Why else would she believe it? It’s true and it’s more valuable than $7 million in gold coins, and thousands of acres of Persian countryside, and 10 years of education to get a medical degree, and all your family, and a home. And maybe even your life. My mom wouldn’t have made the trade otherwise.
If you believe it’s true, that there is a God, and he wants you to believe in him, and he sent his Son to die for you—then it has to take over your life. It has to be worth more than everything else, because heaven’s waiting on the other side. That or my mother is insane. There’s no middle. You can’t say it’s a quirky thing she thinks, because she went all the way with it. If it’s not true, she made a giant mistake. But she doesn’t think so.
She had all that wealth, the love of all those people she helped in her clinic. They treated her like a queen. She was a devout Muslim. And she’s poor now. People spit on her on buses. She’s a refugee in places where people hate refugees. And she’ll tell you––it’s worth it. Jesus is better. It’s true … Christ has died. Christ is risen. Christ will come again. The whole story hinges on it.
Source: Daniel Nayeri, Everything Sad Is Untrue (Levine Quierido, 2020), pp. 196-197
Saving faith is not mere knowledge of Scripture or of Christ. Treating it like that is like treating a prescription as a medicine, or a signpost as a destination. It fails to see the difference between two types of knowledge: A detached “outward” knowledge and a personally involved “inward” knowledge.
C.S. Lewis found this distinction indispensable and illustrated it in his essay titled “Meditation in a Toolshed.” In this excerpt he wrote:
I was standing today in the dark toolshed. The sun was shining outside and through the crack at the top of the door there came a sunbeam. From where I stood that beam of light, with the specks of dust floating in it, was the most striking thing in the place. Everything else was almost pitch black. I was seeing the beam, not seeing things by it.
Then I moved, so that the beam fell on my eyes. Instantly the whole previous picture vanished. I saw no toolshed, and (above all) no beam. Instead I saw, framed in the irregular cranny at the top of the door, green leaves moving on the branches of a tree outside and beyond that, 90 odd million miles away, the sun. Looking along the beam, and looking at the beam are very different experiences.
What we see depends upon where we are standing. Any person can learn something about Christianity from the outside, e.g., by reading the Bible, studying what Christians believe, and examining the life of Christ. These are good things. It is important to remember, however, that a Christian is someone who has been born again, and knows God personally as Savior and Lord “from the inside.”

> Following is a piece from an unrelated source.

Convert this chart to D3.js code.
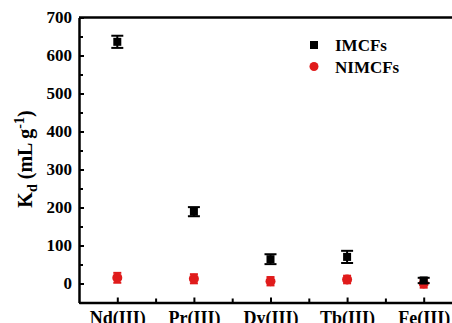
<!DOCTYPE html>
<html lang="en">
<head>
    <meta charset="utf-8">
    <title>Kd chart</title>
    <script src="https://d3js.org/d3.v7.min.js"></script>
    <style>
        body { margin: 0; background: #fff; }
        text { font-family: "Liberation Serif", "Times New Roman", serif; font-weight: bold; }
    </style>
</head>
<body>
<div id="chart"></div>
<script>
    // Data
    const categories = ["Nd(III)", "Pr(III)", "Dy(III)", "Tb(III)", "Fe(III)"];
    const imcfs = [636, 189, 64, 70, 8];
    const imcfsErr = [16, 12, 13, 16, 7];
    const nimcfs = [15, 12.5, 6, 10.5, 0];
    const nimcfsErr = [13, 12, 11, 10, 11];
    const yTicks = [0, 100, 200, 300, 400, 500, 600, 700];

    const W = 452, H = 323;
    const margin = {top: 17.5, left: 79, bottom: 20.5};

    const svg = d3.select("#chart")
        .append("svg")
        .attr("width", W)
        .attr("height", H);

    // x runs past the right edge of the picture (chart is cropped there)
    const x = d3.scaleLinear()
        .domain([0.5, 5.5])
        .range([margin.left, margin.left + 5 * 76.6]);

    const y = d3.scaleLinear()
        .domain([-50, 700])
        .range([H - margin.bottom, margin.top]);

    // Y axis (ticks inward)
    svg.append("g")
        .attr("transform", `translate(${margin.left},0)`)
        .call(d3.axisLeft(y).tickValues(yTicks).tickSize(-5).tickPadding(7).tickSizeOuter(0));
    svg.append("g")
        .attr("transform", `translate(${margin.left},0)`)
        .call(d3.axisLeft(y).tickValues(d3.range(-50, 700, 100)).tickSize(-4).tickFormat("").tickSizeOuter(0))
        .select(".domain").remove();

    // X axis (ticks inward)
    const xAxis = svg.append("g")
        .attr("transform", `translate(0,${y(-50)})`)
        .call(d3.axisBottom(x).tickValues([1, 2, 3, 4, 5]).tickSize(-5).tickPadding(9)
            .tickFormat(d => categories[d - 1]).tickSizeOuter(0));
    svg.append("g")
        .attr("transform", `translate(0,${y(-50)})`)
        .call(d3.axisBottom(x).tickValues([1.5, 2.5, 3.5, 4.5]).tickSize(-4).tickFormat("").tickSizeOuter(0))
        .select(".domain").remove();

    // Top frame line
    svg.append("line")
        .attr("x1", margin.left).attr("x2", W)
        .attr("y1", y(700)).attr("y2", y(700))
        .attr("stroke", "#000").attr("stroke-width", 2.5);

    svg.selectAll(".domain").attr("stroke-width", 2.5);
    svg.selectAll(".tick line").attr("stroke-width", 2);
    svg.selectAll(".tick text").attr("font-size", 17).attr("fill", "#000");
    xAxis.selectAll(".tick text").attr("font-size", 18);

    // Y label
    const ylab = svg.append("text")
        .attr("transform", `translate(32,159) rotate(-90)`)
        .attr("text-anchor", "middle")
        .attr("font-size", 20);
    ylab.append("tspan").text("K");
    ylab.append("tspan").attr("font-size", 14).attr("dy", 5).text("d");
    ylab.append("tspan").attr("dy", -5).text(" (mL g");
    ylab.append("tspan").attr("font-size", 14).attr("dy", -8).text("-1");
    ylab.append("tspan").attr("dy", 8).text(")");

    // Error bars helper
    function errorBars(vals, errs, color, cap) {
        const g = svg.append("g").attr("stroke", color).attr("stroke-width", 2);
        vals.forEach((v, i) => {
            const cx = x(i + 1);
            g.append("line").attr("x1", cx).attr("x2", cx)
                .attr("y1", y(v - errs[i])).attr("y2", y(v + errs[i]));
            [v - errs[i], v + errs[i]].forEach(e => {
                g.append("line").attr("x1", cx - cap).attr("x2", cx + cap)
                    .attr("y1", y(e)).attr("y2", y(e));
            });
        });
    }

    // NIMCFs (red circles)
    errorBars(nimcfs, nimcfsErr, "#e01b1b", 4);
    svg.selectAll(".nim")
        .data(nimcfs)
        .join("circle")
        .attr("cx", (d, i) => x(i + 1))
        .attr("cy", d => y(d))
        .attr("r", 5)
        .attr("fill", "#e01b1b");

    // IMCFs (black squares)
    errorBars(imcfs, imcfsErr, "#000", 6);
    svg.selectAll(".im")
        .data(imcfs)
        .join("rect")
        .attr("x", (d, i) => x(i + 1) - 4)
        .attr("y", d => y(d) - 4)
        .attr("width", 8)
        .attr("height", 8)
        .attr("fill", "#000");

    // Legend
    const legend = [["IMCFs", "#000", "square"], ["NIMCFs", "#e01b1b", "circle"]];
    legend.forEach((l, i) => {
        const ly = 45 + i * 21.5;
        if (l[2] === "square") {
            svg.append("rect").attr("x", 310).attr("y", ly - 4).attr("width", 8).attr("height", 8).attr("fill", l[1]);
        } else {
            svg.append("circle").attr("cx", 314).attr("cy", ly).attr("r", 4.5).attr("fill", l[1]);
        }
        svg.append("text").attr("x", 335).attr("y", ly + 6).attr("font-size", 17).text(l[0]);
    });
</script>
</body>
</html>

Source: Adapted from Michael Reeves, Evangelical Pharisees (Crossway, 2023), p. 29; Editor, Reflections: Looking Along and at Everything,” C.S. Lewis Institute (November, 2019)
What does it mean when the Bible says that we have been pardoned by God? Here are two classic definitions from American legal history:
First, in 1833, Chief Justice John Marshall, in a landmark decision, described a pardon as “an act of grace … which exempts the individual on whom it is bestowed from the punishment the law inflicts for a crime he has committed.”

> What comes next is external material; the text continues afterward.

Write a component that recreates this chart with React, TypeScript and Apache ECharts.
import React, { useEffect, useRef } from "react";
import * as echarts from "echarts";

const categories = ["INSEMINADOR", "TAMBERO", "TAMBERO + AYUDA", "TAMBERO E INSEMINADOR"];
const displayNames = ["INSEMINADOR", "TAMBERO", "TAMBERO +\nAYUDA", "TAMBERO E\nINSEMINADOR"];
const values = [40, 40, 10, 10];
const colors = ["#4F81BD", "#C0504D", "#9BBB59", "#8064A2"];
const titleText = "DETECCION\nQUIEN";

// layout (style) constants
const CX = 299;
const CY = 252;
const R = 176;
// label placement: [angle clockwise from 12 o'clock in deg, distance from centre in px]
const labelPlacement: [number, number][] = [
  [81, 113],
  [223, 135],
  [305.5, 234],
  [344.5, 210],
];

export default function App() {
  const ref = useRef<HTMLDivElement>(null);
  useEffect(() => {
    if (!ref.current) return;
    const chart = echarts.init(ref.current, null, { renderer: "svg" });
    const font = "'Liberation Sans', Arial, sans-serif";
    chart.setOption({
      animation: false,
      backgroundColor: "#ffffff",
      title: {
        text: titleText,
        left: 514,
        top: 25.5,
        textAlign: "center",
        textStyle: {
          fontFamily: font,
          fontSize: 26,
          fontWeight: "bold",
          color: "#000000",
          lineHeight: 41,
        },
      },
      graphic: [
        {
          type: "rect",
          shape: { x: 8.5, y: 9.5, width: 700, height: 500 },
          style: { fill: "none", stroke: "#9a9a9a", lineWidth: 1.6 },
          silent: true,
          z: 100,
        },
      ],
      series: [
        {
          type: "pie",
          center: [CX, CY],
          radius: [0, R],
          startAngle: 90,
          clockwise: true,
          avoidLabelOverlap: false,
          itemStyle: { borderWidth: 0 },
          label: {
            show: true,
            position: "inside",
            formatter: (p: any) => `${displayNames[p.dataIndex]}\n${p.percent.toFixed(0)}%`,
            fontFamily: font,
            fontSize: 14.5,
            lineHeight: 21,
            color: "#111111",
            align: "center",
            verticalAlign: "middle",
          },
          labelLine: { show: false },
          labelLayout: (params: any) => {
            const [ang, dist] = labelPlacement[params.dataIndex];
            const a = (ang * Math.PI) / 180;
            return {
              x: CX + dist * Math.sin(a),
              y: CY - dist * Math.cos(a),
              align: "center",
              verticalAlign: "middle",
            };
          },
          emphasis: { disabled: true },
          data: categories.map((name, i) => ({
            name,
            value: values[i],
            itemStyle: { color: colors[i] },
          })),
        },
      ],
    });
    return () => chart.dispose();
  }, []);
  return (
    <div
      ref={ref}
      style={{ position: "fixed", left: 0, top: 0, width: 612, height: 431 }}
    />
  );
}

Second, in 1866, the Supreme Court gave another famous definition of a pardon: “a pardon releases the punishment and blots out of existence the guilt, so that in the eye of the law the offender is as innocent as if he had never committed the offense … A pardon removes the penalties and disabilities and restores him to all his civil rights; it makes him, as it were, a new man, and gives him a new credit and capacity.”
Christian Philosopher William Lane Craig offers this as a marvelous description of a divine pardon. “‘If anyone is in Christ, he is a new creation ….’ The pardoned sinners’ guilt is expiated, so that he is legally innocent before God.”